Given request —
Collect all lines from the listing that include the string "matplotlib".

────────────────

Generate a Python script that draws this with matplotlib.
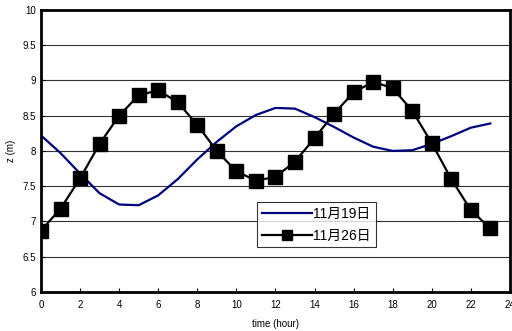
# 11月19日・11月26日の潮位の時間変化

import numpy as np
import matplotlib.pyplot as plt

plt.rcParams['font.family'] = ['Liberation Sans', 'Noto Sans CJK JP', 'DejaVu Sans']

# 時刻 (hour)
hours = list(range(24))
# 11月19日の潮位 z (m)
z_1119 = [8.22, 7.97, 7.68, 7.40, 7.24, 7.23, 7.37, 7.60, 7.88, 8.13, 8.35, 8.51,
          8.61, 8.60, 8.48, 8.34, 8.19, 8.06, 8.00, 8.01, 8.10, 8.21, 8.33, 8.39]
# 11月26日の潮位 z (m)
z_1126 = [6.87, 7.18, 7.61, 8.10, 8.50, 8.79, 8.86, 8.69, 8.37, 8.00, 7.71, 7.58,
          7.63, 7.85, 8.18, 8.53, 8.83, 8.98, 8.89, 8.57, 8.11, 7.60, 7.16, 6.90]
labels = ['11月19日', '11月26日']
xticks = np.arange(0, 25, 2)
yticks = np.arange(6, 10.01, 0.5)

fig = plt.figure(figsize=(5.12, 3.31), dpi=100)
ax = fig.add_axes([0.080, 0.118, 0.916, 0.852])

# 横方向のグリッド線
for yv in yticks[1:-1]:
    ax.axhline(yv, color='#333333', lw=0.8, zorder=1)

ax.plot(hours, z_1119, color='#000080', lw=1.6, label=labels[0], zorder=2)
ax.plot(hours, z_1126, color='black', lw=1.6, marker='s', markersize=10,
        label=labels[1], zorder=3)

ax.set_xlim(0, 24)
ax.set_ylim(6, 10)
ax.set_xticks(xticks)
ax.set_yticks(yticks)
ax.set_yticklabels(['6', '6.5', '7', '7.5', '8', '8.5', '9', '9.5', '10'])
ax.tick_params(direction='in', labelsize=7, length=3, width=0.8)
ax.tick_params(axis='x', pad=6)
for s in ax.spines.values():
    s.set_linewidth(2)
ax.set_xlabel('time (hour)', fontsize=7, labelpad=6)
ax.set_ylabel('z (m)', fontsize=7, labelpad=5)

leg = ax.legend(loc='upper left', bbox_to_anchor=(0.461, 0.319), fontsize=10,
                frameon=True, fancybox=False, edgecolor='black',
                handlelength=3.6, handletextpad=0.1, borderpad=0.35,
                labelspacing=0.55, borderaxespad=0, markerscale=0.75)
leg.get_frame().set_linewidth(0.8)

fig.savefig('out.png', dpi=100)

────────────────

Written solution —
Generate a Python script that draws this with matplotlib.
import matplotlib.pyplot as plt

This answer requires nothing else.